Now, numerical calculations show the following (note that $\mathbb P_n\Rightarrow\mathbb P$ weakly, so that the sequence of distances according to either metric converges to $0$): \begin{array}{r|r|r|r} n&\rho(\mathbb P_n,\mathbb P)&d(\mathbb P_n,\mathbb P)&\rho(\mathbb P_n,\mathbb P)/d(\mathbb P_n,\mathbb P)\\\hline 1&0.2883&0.3596&0.8019\\ 10&0.0425&0.1183&0.3591\\ 100&0.0045&0.0204&0.2193\\ 1\mathord,000&[\text{small}]&[\text{small}]&0.1626\\ 10\mathord,000&[\text{small}]&[\text{small}]&0.1328\\ 100\mathord,000&[\text{small}]&[\text{small}]&0.1143\\ 1\mathord,000\mathord,000&[\text{small}]&[\text{small}]&0.0000 \end{array}

I suspect that the sudden drop in the ratio from 100,000 to 1,000,000 is due to rounding error in Wolfram Mathematica, in which the calculations were performed.
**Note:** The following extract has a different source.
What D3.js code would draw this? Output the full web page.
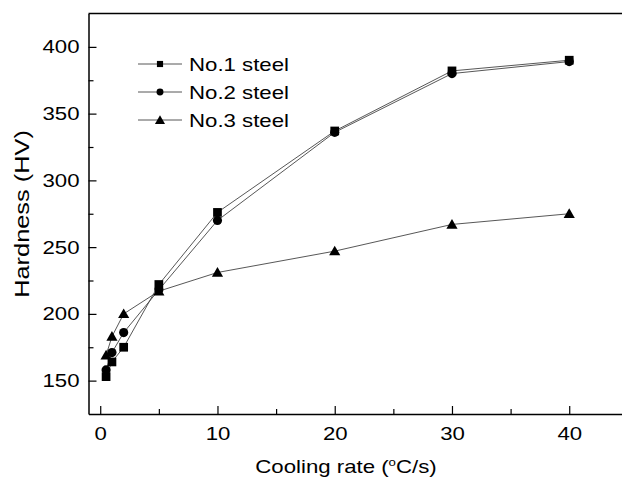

At any rate, I considered other examples involving more precise numerical estimates, and those, too, suggest that the ratio $\rho/d$ can be made arbitrarily small, contradicting strong equivalence.

For example, if $X$ is a random variable with density function $x\mapsto \exp(-|x|)/2$ (standard Laplace distribution), $\mathbb P_n$ is the distribution of $X/n$ ($n\in\mathbb N$), and $\mathbb P$ is again the unit mass, then I obtain the following table (and these estimates rely less on numerical-precision constraints, and more on partial analytical solutions): \begin{array}{r|r} n&\rho(\mathbb P_n,\mathbb P)/d(\mathbb P_n,\mathbb P)\\\hline 10^0&0.7874\\ 10^1&0.3439\\ 10^2&0.1730\\ 10^3&0.1069\\ 10^4&0.0755\\ 10^5&0.0577\\ 10^6&0.0465\\ 10^7&0.0388\\ 10^8&0.0333\\ 10^9&0.0291\\ 10^{10}&0.0258\\ 10^{20}&0.0120\\ 10^{30}&0.0078\\ 10^{40}&0.0058\\ 10^{50}&0.0046\\ 10^{60}&0.0038\\ 10^{70}&0.0032\\ 10^{80}&0.0028\\ 10^{90}&0.0025\\ 10^{100}&0.0022 \end{array}

Actually, Mathematica could compute the limit analytically, and it turned out to be $0$, indeed (albeit convergence is very slow, as the table shows). However, the expressions involved are so abstruse that I have refrained from double-checking the value of the limit rigorously.